The LTFRB has scheduled the calibration and resealing of taxi meters as follows:
(Schedule per plate ending)
4, 9 and 2
5, 0 and 7
1, 3,6, and 8
Taxi operators who fail to calibrate and reseal their taxi meters during this schedule will be penalized P5,000, the LTFRB said.
Those found violating the order will be penalized under the Joint Administrative Order No. 2014-01 or the Revised Schedule of Fines and Penalties for Violations of Laws, Rules and Regulations governing Land Transportation, the LTFRB said in the statement. The order, posted on the transportation department’s Web site, imposes a graduated schedule of penalties and sanctions:
• a fine of P5,000 for each incident for the first offense; 2nd offense;
• a P10,000 fine and impounding of unit for 30 days for the second offense; as well as
• a P15,000 fine and cancellation of Certificate of Public Convenience, or license to transport passengers.

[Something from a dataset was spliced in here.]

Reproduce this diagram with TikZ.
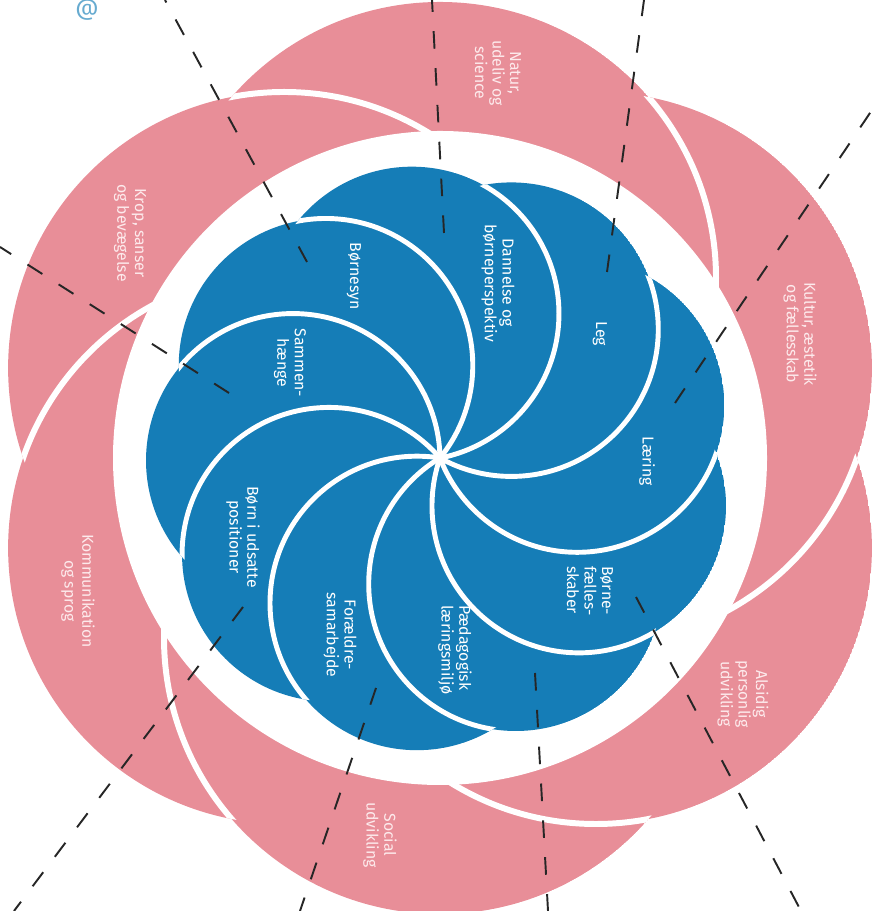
\documentclass[tikz,border=0pt]{standalone}
\usepackage{fontspec}
\setmainfont{Fira Sans}

\definecolor{blaa}{RGB}{21,125,183}
\definecolor{rosa}{RGB}{232,142,152}
\definecolor{rosahvid}{RGB}{253,234,236}

\begin{document}
\begin{tikzpicture}[x=0.02cm,y=0.02cm,
  blaatekst/.style={text=white,rotate=-90,align=center,font=\fontsize{9}{10}\selectfont},
  rosatekst/.style={text=rosahvid,rotate=-90,align=center,font=\fontsize{9}{10}\selectfont},
  stiplet/.style={line width=1.1pt,dash pattern=on 10pt off 11pt,black!85}]
\useasboundingbox (0,0) rectangle (874,911);

% rosa kronblade (seks store cirkler)
\begin{scope}[shift={(440,453)}]
  \foreach \a in {90,150,...,420}{
    \pgfmathsetmacro\b{\a+60}
    \begin{scope}
      \clip (\a:180) circle (276);
      \fill[rosa,even odd rule] (\a:180) circle (276) (\b:180) circle (276);
    \end{scope}
  }
  \foreach \a in {90,150,...,420}{
    \pgfmathsetmacro\b{\a+60}
    \begin{scope}
      \clip (\a:180) circle (276);
      \draw[white,line width=3.4pt] (\b:180) circle (276);
    \end{scope}
  }
  % hvid ring
  \fill[white] (0,0) circle (327);

  % blaa kronblade (ni cirkler gennem midten)
  \foreach \a in {61,101,...,381}{
    \pgfmathsetmacro\b{\a+40}
    \begin{scope}
      \clip (\a:147) circle (147);
      \fill[blaa,even odd rule] (\a:147) circle (147) (\b:147) circle (147);
    \end{scope}
  }
  \foreach \a in {61,101,...,381}{
    \pgfmathsetmacro\b{\a+40}
    \begin{scope}
      \clip (\a:147) circle (147);
      \draw[white,line width=2.8pt] (\b:147) circle (147);
    \end{scope}
  }
\end{scope}

% tekster i de rosa felter
\node[rosatekst] (natur) at (498,838) {Natur,\\udeliv og\\science};
\node[rosatekst] (kultur) at (800,577) {Kultur, æstetik\\og fællesskab};
\node[rosatekst] (alsidig) at (743,217) {Alsidig\\personlig\\udvikling};
\node[rosatekst] (social) at (380,76) {Social\\udvikling};
\node[rosatekst] (komm) at (78,320) {Kommunikation\\og sprog};
\node[rosatekst] (krop) at (130,678) {Krop, sanser\\og bevægelse};

% tekster i de blaa felter
\node[blaatekst] (dannelse) at (498,628) {Dannelse og\\børneperspektiv};
\node[blaatekst] (leg) at (600,577) {Leg};
\node[blaatekst] (laering) at (647,450) {Læring};
\node[blaatekst,align=left] (faelles) at (590,320) {Børne-\\fælles-\\skaber};
\node[blaatekst,align=left] (paed) at (455,261) {Pædagogisk\\læringsmiljø};
\node[blaatekst] (foraeldre) at (340,276) {Forældre-\\samarbejde};
\node[blaatekst] (udsatte) at (243,374) {Børn i udsatte\\positioner};
\node[blaatekst] (sammen) at (290,548) {Sammen-\\hænge};
\node[blaatekst] (boernesyn) at (354,635) {Børnesyn};

\node[text=blaa!65,font=\fontsize{13}{13}\selectfont] (logo) at (87,901) {@};

% stiplede linjer
\coordinate (b1) at (307,649); \coordinate (u1) at (165,911);
\coordinate (b2) at (229,518); \coordinate (u2) at (0,664);
\coordinate (b3) at (444,678); \coordinate (u3) at (432,911);
\coordinate (b4) at (607,639); \coordinate (u4) at (644,911);
\coordinate (b5) at (675,508); \coordinate (u5) at (874,804);
\coordinate (b6) at (636,314); \coordinate (u6) at (801,0);
\coordinate (b7) at (535,238); \coordinate (u7) at (548,0);
\coordinate (b8) at (376,223); \coordinate (u8) at (300,0);
\coordinate (b9) at (243,304); \coordinate (u9) at (14,0);
\foreach \i in {1,...,9}
  \draw[stiplet] (b\i) -- (u\i);
\end{tikzpicture}
\end{document}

The petition to revert to the previous taxi flagdown rate was filed by the Angat Tsuper Samahan ng mga Tsuper at Operator ng Pilipinas Genuine Organization Transport Coalition Incorporated (STOP & GO).
PNTOA, the Association of Taxi Operators in Panay Incorporated, and the Metro Cebu Taxi Operators Association also filed a petition for the reduction of fares for taxis, UV Express Service, and airport taxi services.
In their petitions, the transport groups claimed that the increasing price of spare parts, labor, cost of living, basic commodities and other incidental costs for the operation of taxi services must be considered in conjunction with fuel prices in the determination and adjustment of fares.
Other factors the petitioners mentioned in their argument include the high cost of living, not ideal workplace, traffic congestion, sudden proliferation of Transportation Network Vehicle Services (TNVS) such as Uber and Grabcar, unreasonable traffic enforcers, discount fares for senior citizens, and unreasonable boundary imposed by operators.
According to the Department of Energy, persistent oversupply battered oil prices since mid-2015 and remains the main reason behind the price slump.
Gasoline prices have decreased several times and now range from P29.90 to P37.70 per liter while diesel prices have also gone down with a prevailing price of P18.15 to P21.55 per liter.
The total adjustment this year stands at a net decrease of P3.28/liter for gasoline and P1.90/liter for diesel. – Rappler.com
An earlier version of this story stated that the new rate of P3.50 was for every succeeding 300 meters – the correct figure is P3.50 for every 500 meters. Our sincere apologies.